Hopes are high on Shannonside that after two All-Ireland U21 wins in the last three seasons, both of which Lynch was part of, their senior drought could be coming to an end.
Limerick have not won a senior All-Ireland since 1973 though UL student Lynch, 20, is among a clutch of emerging talents who are keen to change that statistic.
He has three All-Ireland medals in total, the other coming with Na Piarsaigh, whom he’ll attempt to help to AIB Munster club success this weekend. But he’s wary of any guarantees about transferring that U21 domination to senior level and has pleaded with fans not to saddle the players with high expectations.
“We won three U21 championships in a row at the turn of 2000 and, barring the 2007 All-Ireland final appearance, not much came of that at all,” said Lynch.
“I know we won (Munster) in 2013 but an All-Ireland is always your key goal, particularly in Limerick. It is very difficult to keep young players at their peak. You can come out of your Leaving Cert, be a superstar at minor level and the next thing you have four or five bad games and people are saying, ‘this fella was supposed to be a superstar, what’s wrong with him? He’s not that good’.
“Then suddenly a fella who is used to getting pats on the back the whole time is getting a bit of criticism. It’s very, very difficult to deal with that pressure and spotlight. If you’re TJ Reid or Richie Hogan, two of top players in the country, with numerous All-Irelands, you’ve a fountain of experience to deal with that sort of pressure but when you’re 19 or 20, and people are putting expectations on you, ‘oh, we’ll go on and win an All-Ireland now if these guys keep their heads down’...people have to be given the space to breathe as well.”

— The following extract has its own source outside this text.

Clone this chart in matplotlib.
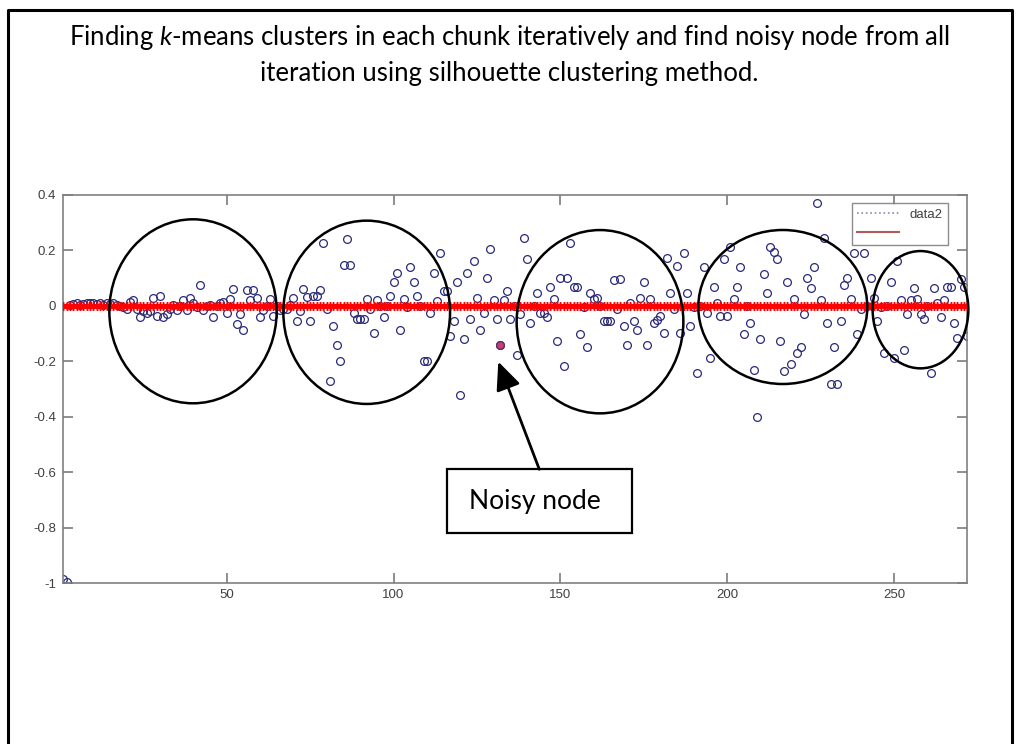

Limerick senior manager John Kiely was furious earlier this year that a section of supporters verbally abused his players during a pre-season game. Kiely spoke of an ‘extremely abusive’ group who hit out at the players during their 7-22 to 1-19 defeat to Cork in the Munster hurling league.
“We have great support in Limerick, huge support in terms of numbers but they can be rather impatient at times and maybe lack a little bit of perspective of where things are at,” said Kiely at the time.
Lynch, speaking at an AIB promotion ahead of Sunday’s Munster club final against Ballygunner, said he liked what Roy Keane had to say recently on the issue of developing talented young players.
“Roy Keane was talking about Ronaldo when he first came on the scene,” said Lynch. “They were very conscious that they knew he was a special talent that was going to go places but they were very conscious to give him the space to breathe as well and to develop as a player. I think that’s very important in Limerick, definitely, that there’s so many good young players, that they’re just given the space to breathe and develop.”
Lynch can add to his own bulging medals haul this weekend if Na Piarsaigh beat Ballygunner and make it 11 games not out in Munster.
It’s a remarkable record that since winning their first Limerick title in 2011, Na Piarsaigh have played 10 provincial games and won nine, drawing the other. Two of those wins, significantly, have been against Ballygunner, in 2011 and 2015.
“It’s a serious record,” said midfielder Lynch, who scored 0-15 in the semi-final whitewash of Blackrock. “It’s only when you are actually in the thick of playing these games that you realise how impressive a record it actually is. When we won the first county title, we went on to win a Munster club straight away and you kind of get that response, ‘Jesus, that was a lucky break for them’. But when it’s nine, 10 games like it is now, you begin to say it’s pure consistency in that particular championship.”